A propósito de la sentencia del Tribunal Constitucional, me he preguntado qué significa ser dominicano y qué valores, humanos y morales, implica serlo. ¿Se es porque se aman los colores de la bandera, que las instituciones públicas irrespetan usando indistintamente dos colores azules en ella? ¿O porque se vibra al entonar las notas de su épico canto nacional? ¿Qué puede alentar un profundo sentimiento de arraigo en la tierra en que se nace? ¿La tradición? ¿Cuál es la nuestra? ¿Los recuerdos de infancia, la universidad, la familia?

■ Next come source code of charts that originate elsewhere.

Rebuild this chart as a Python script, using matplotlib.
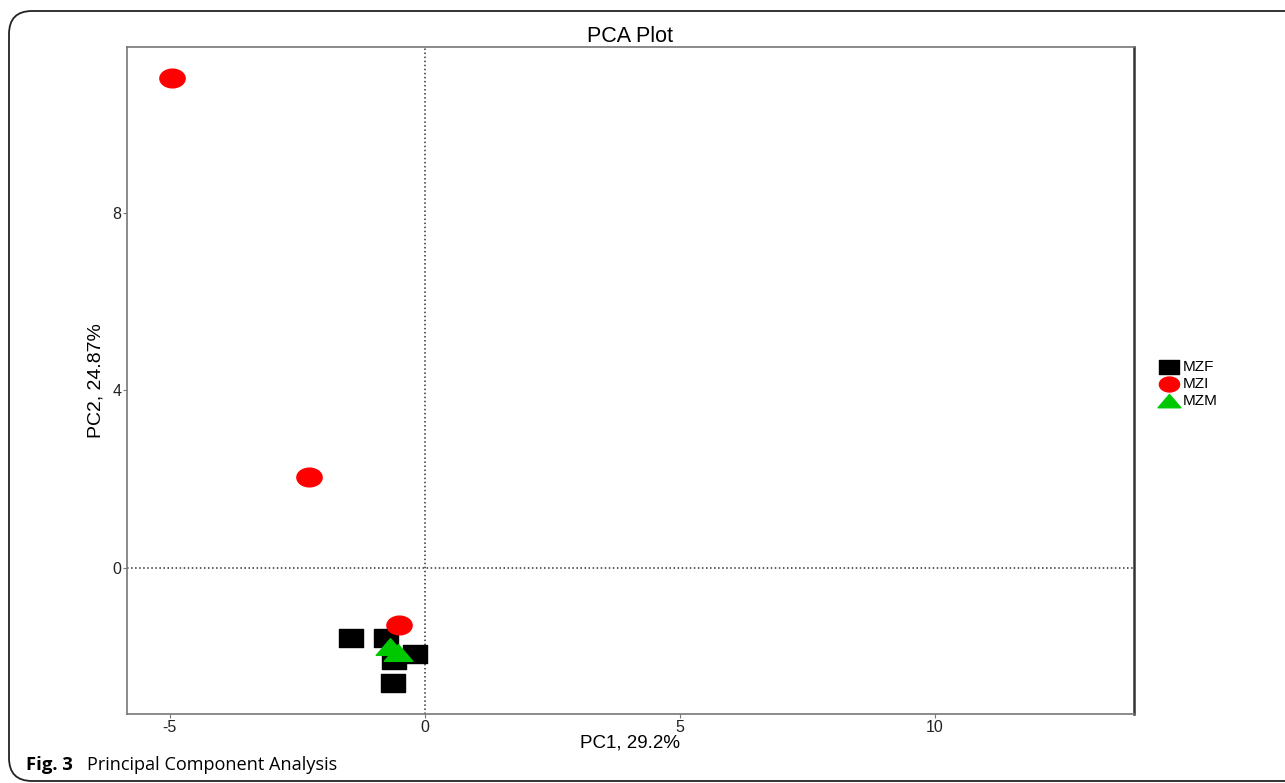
import matplotlib.pyplot as plt
import numpy as np
from matplotlib.path import Path
from matplotlib.transforms import Affine2D
from matplotlib.patches import FancyBboxPatch

plt.rcParams['font.family'] = ['Liberation Sans', 'DejaVu Sans']
plt.rcParams['axes.unicode_minus'] = False

# sample scores on the first two components
mzf_pc1 = [-1.45, -0.76, -0.61, -0.20, -0.63]
mzf_pc2 = [-1.58, -1.58, -2.07, -1.94, -2.60]
mzi_pc1 = [-4.96, -2.27, -0.51]
mzi_pc2 = [11.04, 2.05, -1.28]
mzm_pc1 = [-0.69, -0.53]
mzm_pc2 = [-1.78, -1.92]

groups = ['MZF', 'MZI', 'MZM']
colors = ['black', '#ff0000', '#00c800']
xticks = [-5, 0, 5, 10]
yticks = [0, 4, 8]

# markers are squashed a bit vertically
stretch = Affine2D().scale(1.35, 1.0)
sq = Path([(-1, -1), (1, -1), (1, 1), (-1, 1), (-1, -1)],
          [Path.MOVETO, Path.LINETO, Path.LINETO, Path.LINETO, Path.CLOSEPOLY])
square = stretch.transform_path(sq)
ellipse = stretch.transform_path(Path.unit_circle())
tri = Path([(-1, -0.8), (1, -0.8), (0, 0.9), (-1, -0.8)],
           [Path.MOVETO, Path.LINETO, Path.LINETO, Path.CLOSEPOLY])
triangle = Affine2D().scale(1.45, 1.0).transform_path(tri)

fig = plt.figure(figsize=(12.85, 7.83), dpi=100)
ax = fig.add_axes([0.0988, 0.0881, 0.7837, 0.852])

ax.axvline(0, color='#333333', linestyle=':', lw=1.1, zorder=1)
ax.axhline(0, color='#333333', linestyle=':', lw=1.1, zorder=1)

ax.scatter(mzf_pc1, mzf_pc2, marker=square, s=300, color=colors[0],
           label=groups[0], zorder=3)
ax.scatter(mzi_pc1, mzi_pc2, marker=ellipse, s=330, color=colors[1],
           label=groups[1], zorder=3)
ax.scatter(mzm_pc1, mzm_pc2, marker=triangle, s=420, color=colors[2],
           label=groups[2], zorder=4)

ax.set_xlim(-5.84, 13.9)
ax.set_ylim(-3.29, 11.73)
ax.set_xticks(xticks)
ax.set_yticks(yticks)
ax.tick_params(direction='out', length=3, width=0.8, color='#777777',
               labelsize=11.5, labelcolor='#222222', pad=1)

for side in ['left', 'bottom', 'top']:
    ax.spines[side].set_color('#777777')
    ax.spines[side].set_linewidth(1.2)
ax.spines['right'].set_color('#333333')
ax.spines['right'].set_linewidth(1.8)

ax.set_title('PCA Plot', fontsize=15.5, pad=2)
ax.set_xlabel('PC1, 29.2%', fontsize=13.5, labelpad=0)
ax.set_ylabel('PC2, 24.87%', fontsize=14, labelpad=6)

ax.legend(loc='center left', bbox_to_anchor=(1.02, 0.495), frameon=False,
          fontsize=11, handletextpad=0.35, labelspacing=0.2,
          borderaxespad=0, markerscale=0.8, handlelength=1.1)

# rounded frame round the whole figure plus caption
frame = FancyBboxPatch((9 / 1285, 2 / 783), 1.1, 770 / 783,
                       boxstyle='round,pad=0,rounding_size=0.018',
                       transform=fig.transFigure, fill=False,
                       edgecolor='#222222', lw=1.3, mutation_aspect=1.64)
fig.patches.append(frame)

fig.text(0.0205, 0.0166, 'Fig. 3', fontsize=13.3, fontweight='bold',
         family=['Open Sans', 'DejaVu Sans'], va='baseline')
fig.text(0.0677, 0.0166, 'Principal Component Analysis', fontsize=13.1,
         family=['Open Sans', 'DejaVu Sans'], va='baseline')

fig.savefig('out.png', dpi=100)
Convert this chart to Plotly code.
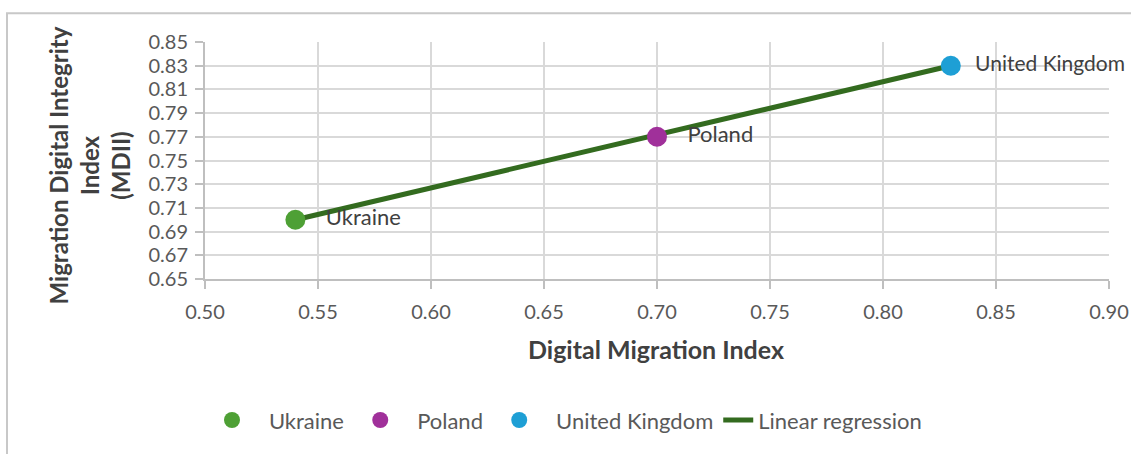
import plotly.graph_objects as go

countries = ["Ukraine", "Poland", "United Kingdom"]
dmi = [0.54, 0.70, 0.83]
mdii = [0.70, 0.77, 0.83]
colors = ["#4EA035", "#A0309A", "#1E9FD5"]

reg_x = [0.54, 0.83]
reg_y = [0.70, 0.83]

x_ticks = [0.50, 0.55, 0.60, 0.65, 0.70, 0.75, 0.80, 0.85, 0.90]
y_ticks = [0.65, 0.67, 0.69, 0.71, 0.73, 0.75, 0.77, 0.79, 0.81, 0.83, 0.85]

FONT = "Lato"
NB = "\u00a0"
fig = go.Figure()

fig.add_trace(go.Scatter(
    x=reg_x, y=reg_y, mode="lines", name="Linear regression",
    line=dict(color="#336B1F", width=5), legendrank=1000,
))

for i, (c, x, y, col) in enumerate(zip(countries, dmi, mdii, colors)):
    pad = NB * (3 if i < 2 else 2)
    trail = NB * 2 if i < 2 else ""
    fig.add_trace(go.Scatter(
        x=[x], y=[y], mode="markers+text", name=NB * 3 + c + trail,
        marker=dict(size=20, color=col),
        text=[pad + c], textposition="middle right",
        textfont=dict(size=22 if i < 2 else 21, color="#404040", family=FONT),
        cliponaxis=False, legendrank=10 + i,
    ))

L, R, T, B = 205, 22, 42, 172
W, H = 1131, 454
pw, ph = W - L - R, H - T - B

def px2x(p):
    return (p - L) / pw

def py2y(p):
    return (H - B - p) / ph

axis_common = dict(
    showgrid=True, gridcolor="#D9D9D9", gridwidth=2,
    showline=True, linecolor="#BFBFBF", linewidth=2,
    ticks="outside", ticklen=8, tickcolor="#BFBFBF", tickwidth=2,
    tickfont=dict(size=20, color="#595959", family=FONT),
    zeroline=False, automargin=False,
)

fig.update_layout(
    width=W, height=H,
    margin=dict(l=L, r=R, t=T, b=B),
    paper_bgcolor="white", plot_bgcolor="white",
    font=dict(family=FONT, color="#595959", size=18),
    showlegend=True,
    legend=dict(orientation="h", x=px2x(212), y=py2y(425), xanchor="left",
                yanchor="middle", font=dict(size=22, color="#595959", family=FONT),
                itemwidth=30),
    xaxis=dict(range=[0.50, 0.90], tickvals=x_ticks,
               ticktext=[f"{v:.2f}" for v in x_ticks],
               ticklabelstandoff=6, **axis_common),
    yaxis=dict(range=[0.65, 0.85], tickvals=y_ticks,
               ticktext=[f"{v:.2f}" for v in y_ticks],
               ticklabelstandoff=3, **axis_common),
    shapes=[dict(type="rect", xref="paper", yref="paper",
                 x0=px2x(7), x1=px2x(1140), y0=py2y(470), y1=py2y(13),
                 line=dict(color="#C8C8C8", width=2), layer="below")],
    annotations=[
        dict(text="<b>Digital Migration Index</b>", xref="paper", yref="paper",
             x=px2x(656), y=py2y(353), showarrow=False,
             font=dict(size=25, color="#404040", family=FONT),
             xanchor="center", yanchor="middle"),
        dict(text="<b>Migration Digital Integrity<br>Index<br>(MDII)</b>",
             xref="paper", yref="paper", x=px2x(89), y=py2y(167),
             showarrow=False, textangle=-90,
             font=dict(size=24, color="#404040", family=FONT),
             xanchor="center", yanchor="middle"),
    ],
)

fig.write_html("out.html")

Independientemente del efecto de pertenencia que en todo ser humano genera la vida familiar y los vínculos con la sociedad en que se mueve y trata, es claro que el patriotismo conlleva otros sentimientos más profundos y duraderos, que sobreviven a la muerte y al desarraigo. Me refiero a los valores por los que vale la pena luchar y que hacen grande a una nación, no sólo por la forma en que su gente muere para defender sus derechos y los de los demás, sino por la manera en que allí se vive. La heroicidad en el patriotismo nacional consiste en la dignidad de morir por la patria y al hacerlo, muchas veces perdimos a aquellos que ofrecían la posibilidad de un cambio a favor de la vida.
En medio de todos esos gritos de “muerte a los traidores” me pregunto si tiene sentido ser dominicano si ello conllevara la renuncia a los valores que a lo largo de nuestra dolorosa historia republicana millones de personas han legado a la generación a la que pertenezco para enseñarnos a vivir en libertad, con respeto al derecho ajeno y en sana convivencia con nuestros vecinos. El verdadero patriotismo, del que saldrá el futuro que esta nación merece, es aquel fundamentado en la solidaridad con los demás, no en el odio de un nacionalismo a ultranza.
Al final, como dijera Ilya Ehrenburg la patria no es sólo donde se está bien “es también allí donde se está mal”.